Volgens de Hoge Raad kan een huurrecht, dat voor de uitoefening van een onderneming wordt gebruikt, ondernemingsvermogen vormen. Een huurrecht is een vermogensrecht en daarmee een goed in de zin van het Burgerlijk Wetboek en de Wet IB 2001.
Wordt een huurrecht als ondernemingsvermogen aangemerkt, dan komt de huur ten laste van de winst. Gaat het om een huurrecht van een woning die ook privé wordt gebruikt, dan moet een forfaitair bepaald bedrag voor het privégebruik bij de winst worden geteld.
De Hoge Raad kwam tot deze uitspraak in een procedure van een ondernemer die in een huurhuis woont. De ondernemer gebruikt een ruimte in de woning voor zijn onderneming. Omdat de woning geen eigendom is van de ondernemer kan de woning zelf niet als ondernemingsvermogen
worden aangemerkt. Het huurrecht van de woning kan wel als ondernemingsvermogen worden aangemerkt, omdat voldaan is aan de eis dat het voor meer dan 10% zakelijk wordt gebruikt. Dat betekent dat de huur volledig ten laste van de winst van de ondernemer kan
worden gebracht. Daarna vindt een correctie van de aftrek plaats door een bijtelling voor het privégebruik.

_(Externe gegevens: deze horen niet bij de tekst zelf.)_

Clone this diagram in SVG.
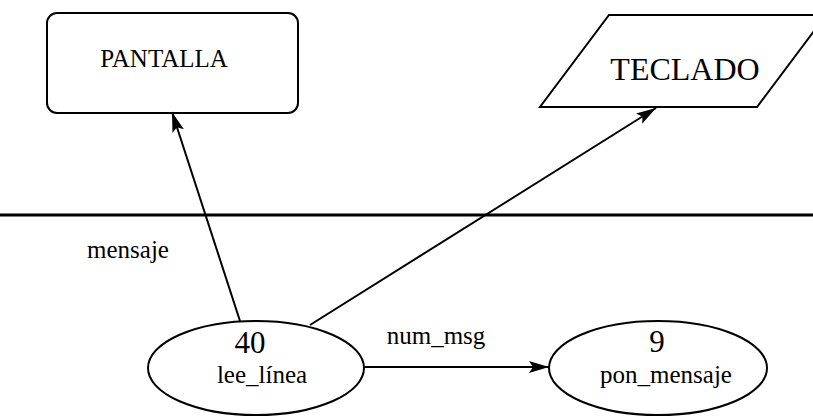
<svg xmlns="http://www.w3.org/2000/svg" width="813" height="417" viewBox="0 0 813 417">
<style>
.s{fill:#fff;stroke:#000;stroke-width:2}
.t{font-family:"Liberation Serif","Times New Roman",serif;fill:#000}
.c{stroke:#000;stroke-width:2;fill:none}
</style>
<defs>
<marker id="ahb" viewBox="0 0 20 12" refX="20" refY="6" markerWidth="20" markerHeight="12" markerUnits="userSpaceOnUse" orient="auto">
<path d="M0,0 L20,6 L0,12 L4,6 z" fill="#000"/>
</marker>
</defs>
<rect width="813" height="417" fill="#fff"/>
<line x1="0" y1="215" x2="813" y2="215" stroke="#000" stroke-width="3"/>
<g id="pantalla">
<rect class="s" x="47" y="13" width="251" height="100" rx="10"/>
<text class="t" x="164" y="67" font-size="25" text-anchor="middle">PANTALLA</text>
</g>
<g id="teclado">
<polygon class="s" points="609,15 826,15 757,107 540,107"/>
<text class="t" x="685" y="80" font-size="32" text-anchor="middle">TECLADO</text>
</g>
<g id="connectors">
<line class="c" x1="240" y1="321" x2="172" y2="112" marker-end="url(#ahb)"/>
<line class="c" x1="310" y1="325" x2="656" y2="108" marker-end="url(#ahb)"/>
<line class="c" x1="364" y1="367" x2="549" y2="367" marker-end="url(#ahb)"/>
<text class="t" x="128" y="258" font-size="25" text-anchor="middle">mensaje</text>
<text class="t" x="436" y="344" font-size="25" text-anchor="middle">num_msg</text>
</g>
<g id="lee_linea">
<ellipse class="s" cx="256" cy="368" rx="108" ry="47"/>
<text class="t" x="250" y="353" font-size="31" text-anchor="middle">40</text>
<text class="t" x="262" y="383" font-size="25" text-anchor="middle">lee_línea</text>
</g>
<g id="pon_mensaje">
<ellipse class="s" cx="658" cy="368" rx="109" ry="47"/>
<text class="t" x="657" y="352" font-size="31" text-anchor="middle">9</text>
<text class="t" x="666" y="383" font-size="25" text-anchor="middle">pon_mensaje</text>
</g>
</svg>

Voor de kosten van een werkkamer in de woning van een ondernemer geldt een aftrekbeperking. Deze aftrekbeperking is echter niet van toepassing als de woning waarvan de kamer deel uitmaakt tot het ondernemingsvermogen behoort. Volgens de Hoge Raad moet een
tot het ondernemingsvermogen behorend huurrecht van een woning worden gezien als een tot het ondernemingsvermogen behorende woning. Aan de aftrekbeperking wordt hier dus niet toegekomen. De Hoge Raad gaat ervan uit dat dit wordt gecompenseerd door de forfaitaire
bijtelling voor het privégebruik van de woning bij de winst.